I am trying to unlearn many lessons of gender I internalized while growing up. But I sometimes still feel vulnerable in the face of gender expectations.
The sad truth of the matter is that when it comes to appearance, we start off with men as the standard, as the norm. Many of us think that the less feminine a woman appears, the more likely she is to be taken seriously. A man going to a business meeting doesn’t wonder about being taken seriously based on what he is wearing – but a woman does.
I have chosen to no longer be apologetic for my femininity. And I want to be respected in all my femaleness. Because I deserve to be.
Some people ask, ‘Why the word feminist? Why not just say you are a believer in human rights, or something like that?’ Because that would be dishonest. Feminism is, of course, part of human rights in general – but to choose to use the vague expression human rights is to deny the specific and particular problem of gender. It would be a way of pretending that it was not women who have, for centuries, been excluded. It would be a way of denying that the problem of gender targets women. That the problem was not about being human, but specifically about being a female human. For centuries, the world divided human beings into two groups and then proceeded to exclude and oppress one group. It is only fair that the solution to the problem should acknowledge that.
Some men feel threatened by the idea of feminism. This comes, I think, from the insecurity triggered by how boys are brought up, how their sense of self-worth is diminished if they are not ‘naturally’ in charge as men.
And that is part of the problem. That many men do not actively think about gender or notice gender. That many men say, like my friend Louis did, that things might have been bad in the past but everything is fine now. And that many men do nothing to change it. If you are a man and you walk into a restaurant and the waiter greets just you, does it occur to you to ask the waiter, ‘Why have you not greeted her?’ Men need to speak out in all of these ostensibly small situations.
Because gender can be uncomfortable, there are easy ways to close this conversation.
Some people will bring up evolutionary biology and apes, how female apes bow to male apes – that sort of thing. But the point is this: we are not apes. Apes also live in trees and eat earthworms. We do not.

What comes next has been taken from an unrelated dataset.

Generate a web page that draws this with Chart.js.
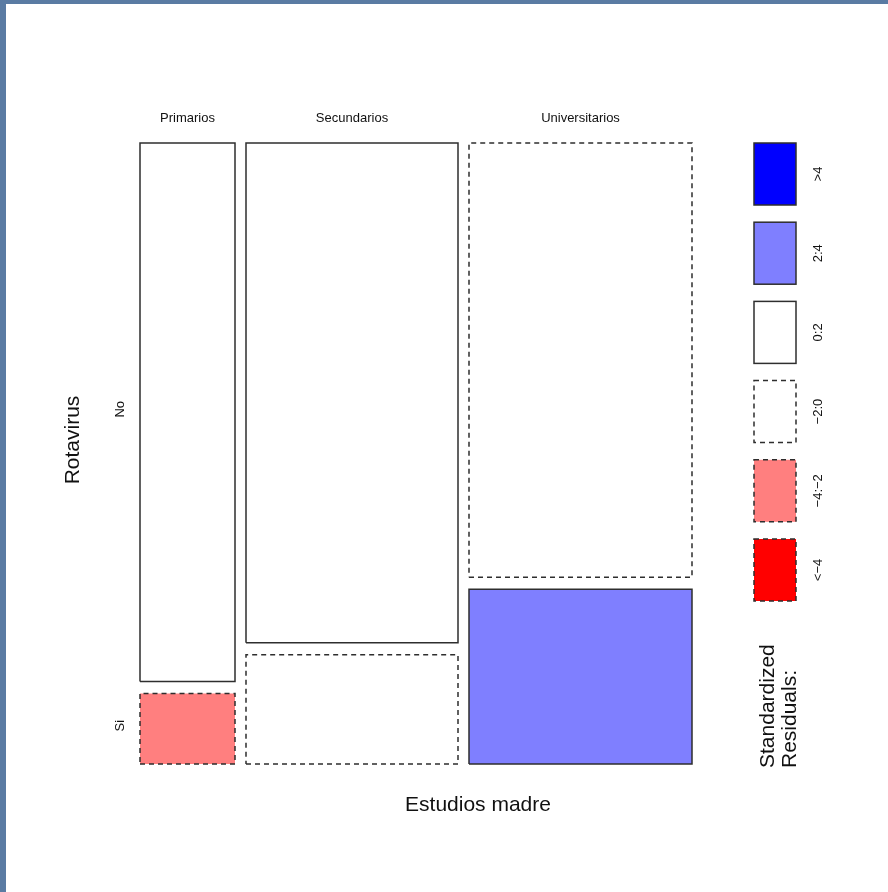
<!DOCTYPE html>
<html>
<head>
<meta charset="utf-8">
<script src="https://cdn.jsdelivr.net/npm/chart.js@4.4.1/dist/chart.umd.min.js"></script>
<style>
  html, body { margin: 0; padding: 0; }
  body { width: 888px; height: 892px; background: #5a7ba3; position: relative; overflow: hidden; }
  #paper { position: absolute; left: 6px; top: 4px; right: 0; bottom: 0; background: #fff; }
  #mosaic { position: absolute; left: 0; top: 0; }
</style>
</head>
<body>
<div id="paper"></div>
<canvas id="mosaic" width="888" height="892"></canvas>
<script>
var categories = ['Primarios', 'Secundarios', 'Universitarios'];
var rowLabels = ['No', 'Si'];
var countsNo = [84, 174, 159];
var countsSi = [11, 38, 64];

// legend of shading
var legendLabels = ['>4', '2:4', '0:2', '\u22122:0', '\u22124:\u22122', '<\u22124'];
var legendColors = ['#0000ff', '#7f7fff', '#ffffff', '#ffffff', '#ff7f7f', '#ff0000'];
var legendDashed = [false, false, false, true, true, true];

var gapX = 11 / 552;
var gapY = 12 / 621;
var dash = [5, 4];
var edge = '#2e2e2e';
var font = '"Liberation Sans", Arial, Helvetica, sans-serif';

function shadeIndex(r) {
	if (r > 4) return 0;
	if (r > 2) return 1;
	if (r >= 0) return 2;
	if (r > -2) return 3;
	if (r > -4) return 4;
	return 5;
}

var total = 0, totalSi = 0;
for (var i = 0; i < categories.length; i++) {
	total += countsNo[i] + countsSi[i];
	totalSi += countsSi[i];
}
var pSi = totalSi / total;

var datasets = [];
var colCenters = [];
var rowCenters = [];
var x0 = 0;
for (var j = 0; j < categories.length; j++) {
	var n = countsNo[j] + countsSi[j];
	var w = (1 - 2 * gapX) * n / total;
	var x1 = x0 + w;
	var ySi = (1 - gapY) * countsSi[j] / n;
	var tiles = [
		{ obs: countsNo[j], exp: n * (1 - pSi), y0: ySi + gapY, y1: 1 },
		{ obs: countsSi[j], exp: n * pSi, y0: 0, y1: ySi }
	];
	for (var k = 0; k < tiles.length; k++) {
		var t = tiles[k];
		var s = shadeIndex((t.obs - t.exp) / Math.sqrt(t.exp));
		datasets.push({
			data: [
				{ x: x0, y: t.y0 }, { x: x1, y: t.y0 },
				{ x: x1, y: t.y1 }, { x: x0, y: t.y1 }, { x: x0, y: t.y0 }
			],
			showLine: true,
			fill: 'shape',
			backgroundColor: legendColors[s],
			borderColor: edge,
			borderWidth: 1.5,
			borderDash: legendDashed[s] ? dash : [],
			pointRadius: 0,
			tension: 0,
			clip: false
		});
		if (j === 0) rowCenters.push((t.y0 + t.y1) / 2);
	}
	colCenters.push((x0 + x1) / 2);
	x0 = x1 + gapX;
}

var labelsPlugin = {
	id: 'labels',
	afterDraw: function(chart) {
		var ctx = chart.ctx;
		var xs = chart.scales.x, ys = chart.scales.y;
		var area = chart.chartArea;
		ctx.save();
		ctx.fillStyle = '#111';
		ctx.textAlign = 'center';
		ctx.textBaseline = 'middle';

		// column labels
		ctx.font = '13px ' + font;
		for (var j = 0; j < categories.length; j++) {
			ctx.fillText(categories[j], xs.getPixelForValue(colCenters[j]), area.top - 25);
		}
		// row labels
		for (var k = 0; k < rowLabels.length; k++) {
			ctx.save();
			ctx.translate(area.left - 20, ys.getPixelForValue(rowCenters[k]) - 3);
			ctx.rotate(-Math.PI / 2);
			ctx.fillText(rowLabels[k], 0, 0);
			ctx.restore();
		}
		// variable names
		ctx.font = '21px ' + font;
		ctx.fillText('Estudios madre', 478, area.bottom + 41);
		ctx.save();
		ctx.translate(area.left - 67, 440);
		ctx.rotate(-Math.PI / 2);
		ctx.fillText('Rotavirus', 0, 0);
		ctx.restore();

		// shading legend
		var lx = 754, lw = 42, lh = 62, ly = 143, step = 79.2;
		for (var i = 0; i < legendLabels.length; i++) {
			var top = ly + i * step;
			ctx.fillStyle = legendColors[i];
			ctx.fillRect(lx, top, lw, lh);
			ctx.strokeStyle = edge;
			ctx.lineWidth = 1.5;
			ctx.setLineDash(legendDashed[i] ? dash : []);
			ctx.strokeRect(lx, top, lw, lh);
			ctx.setLineDash([]);
			ctx.fillStyle = '#111';
			ctx.font = '13px ' + font;
			ctx.save();
			ctx.translate(lx + lw + 22, top + lh / 2);
			ctx.rotate(-Math.PI / 2);
			ctx.fillText(legendLabels[i], 0, 0);
			ctx.restore();
		}
		ctx.font = '21px ' + font;
		ctx.textAlign = 'left';
		ctx.textBaseline = 'alphabetic';
		ctx.save();
		ctx.translate(774, 768);
		ctx.rotate(-Math.PI / 2);
		ctx.fillText('Standardized', 0, 0);
		ctx.fillText('Residuals:', 0, 22);
		ctx.restore();
		ctx.restore();
	}
};

var chart = new Chart(document.getElementById('mosaic'), {
	type: 'scatter',
	data: { datasets: datasets },
	options: {
		responsive: false,
		animation: false,
		layout: { padding: { left: 140, top: 143, right: 196, bottom: 128 } },
		plugins: {
			legend: { display: false },
			tooltip: { enabled: false }
		},
		scales: {
			x: { type: 'linear', min: 0, max: 1, display: false },
			y: { type: 'linear', min: 0, max: 1, display: false }
		}
	},
	plugins: [labelsPlugin]
});
</script>
</body>
</html>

Some people will say, ‘Well, poor men also have a hard time.’ And they do. But that is not what this conversation is about. Gender and class are different. Poor men still have the privileges of being men, even if they do not have the privileges of being wealthy. I learned a lot about systems of oppression and how they can be blind to one another by talking to black men. I was once talking about gender and a man said to me, ‘Why does it have to be you as a woman? Why not you as a human being?’ This type of question is a way of silencing a person’s specific experiences. Of course I am a human being, but there are particular things that happen to me in the world because I am a woman. This same man, by the way, would often talk about his experience as a black man. (To which I should probably have responded, ‘Why not your experiences as a man or as a human being? Why a black man?’)
Some people will say a woman is subordinate to men because it’s our culture. But culture is constantly changing. I have beautiful twin nieces who are fifteen. If they had been born a hundred years ago, they would have been taken away and killed. Because a hundred years ago, Igbo culture considered the birth of twins to be an evil omen. Today that practice is unimaginable to all Igbo people.